As good as this is for developers, Voxeo’s democratic design lets even non-developers build voice applications with its click-and-point graphical tool, Evolution Designer. Designed for a non-technical person, Evolution Designer provides wizards for building call-handling applications step-by-step by selecting choices from menus.
How intuitive is Evolution Designer? This simple: I created a simple application to send a recorded message (the time of the next school play rehearsal, for example) in about 15 minutes without consulting any directions other than those on the Web page. And that included creating my account. To test your applications, Voxeo gives you a test phone number to call (you can also use Free World Dialup for free test calls). (You can take a tour of Evolution Designer here).

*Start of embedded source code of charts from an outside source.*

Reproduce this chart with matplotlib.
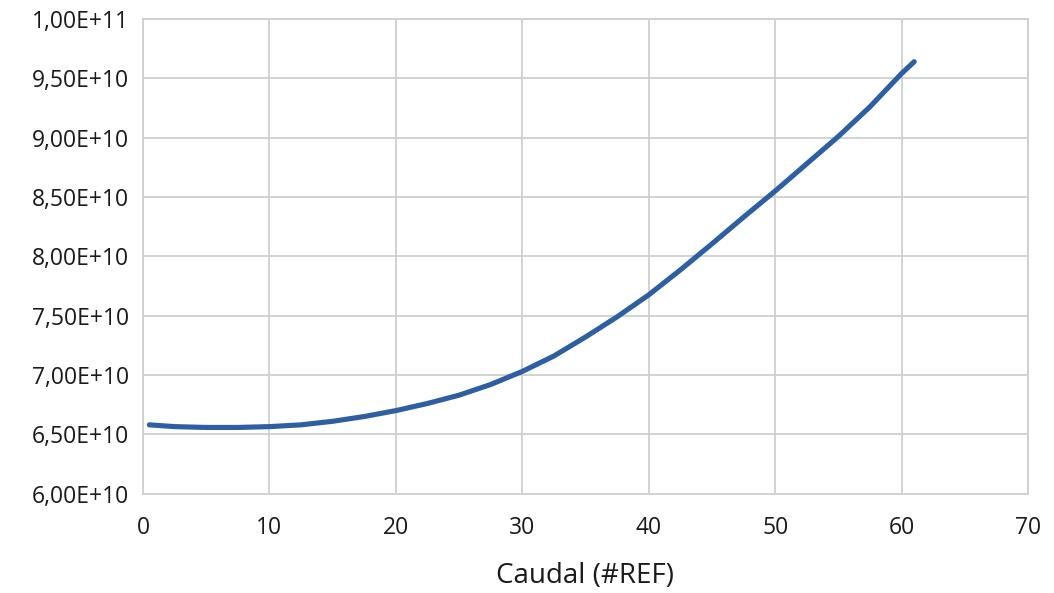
import matplotlib
matplotlib.use("Agg")
import matplotlib.pyplot as plt
from matplotlib.ticker import FuncFormatter, MultipleLocator

# Caudal vs. value series
caudal = [0.5, 2.5, 5, 7.5, 10, 12.5, 15, 17.5, 20, 22.5, 25, 27.5, 30,
          32.5, 35, 37.5, 40, 42.5, 45, 47.5, 50, 52.5, 55, 57.5, 60, 61]
valor = [6.58e10, 6.565e10, 6.558e10, 6.558e10, 6.565e10, 6.58e10, 6.61e10,
         6.65e10, 6.70e10, 6.76e10, 6.83e10, 6.92e10, 7.03e10, 7.16e10,
         7.32e10, 7.49e10, 7.675e10, 7.885e10, 8.105e10, 8.33e10, 8.55e10,
         8.78e10, 9.01e10, 9.26e10, 9.54e10, 9.64e10]

x_label = "Caudal (#REF)"

plt.rcParams['font.family'] = ['Open Sans', 'DejaVu Sans']

fig = plt.figure(figsize=(10.54, 5.93), dpi=100)
ax = fig.add_axes([0.1357, 0.1675, 0.8396, 0.8005])

ax.plot(caudal, valor, color='#2E5FA3', linewidth=3.7,
        solid_capstyle='round', solid_joinstyle='round', zorder=3)

ax.set_xlim(0, 70)
ax.set_ylim(6.0e10, 1.0e11)
ax.xaxis.set_major_locator(MultipleLocator(10))
ax.yaxis.set_major_locator(MultipleLocator(0.5e10))


def sci_comma(v, pos):
    s = f"{v:.2E}"
    mant, exp = s.split("E")
    sign = exp[0]
    e = int(exp[1:])
    return f"{mant.replace('.', ',')}E{sign}{e:02d}"


ax.yaxis.set_major_formatter(FuncFormatter(sci_comma))

ax.grid(True, color='#CFCFCF', linewidth=1.3)
ax.set_axisbelow(True)
for sp in ax.spines.values():
    sp.set_color('#CFCFCF')
    sp.set_linewidth(1.3)
ax.tick_params(length=0, labelsize=16.5, colors='#1a1a1a', pad=10)
ax.tick_params(axis='x', pad=16)

ax.set_xlabel(x_label, fontsize=20, color='#1a1a1a', labelpad=16)

fig.savefig("out.png", dpi=100)
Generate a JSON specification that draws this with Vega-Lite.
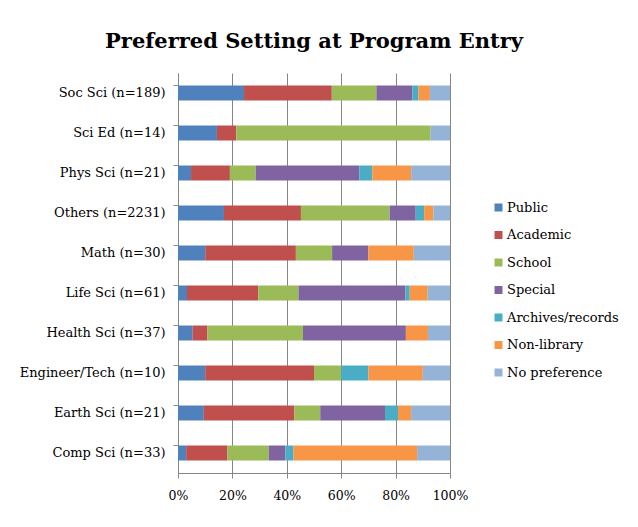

Understandably, legacy voice applications providers aren’t lining up enthusiastically behind Voxeo’s approach.
“People in the major legacy companies say there isn’t enough ’power,’” says Hibel. “That it’s limiting like building a website in static HTML. Then their customers started asking for this [VoiceXML] and the companies started doing a lightweight version. Now the long and the short of it is that all the major proprietary vendors now have support for the standard. But they’re handcuffed by support for the legacy environment.”
Today about 25,000 developers working with Voxeo’s platform, leading Hibel to predict an explosion of voice applications similar to the way Web applications grew in the late 1990s. “What I’ve seen in the last year and a half, it’s expanded way beyond the usual suspects.”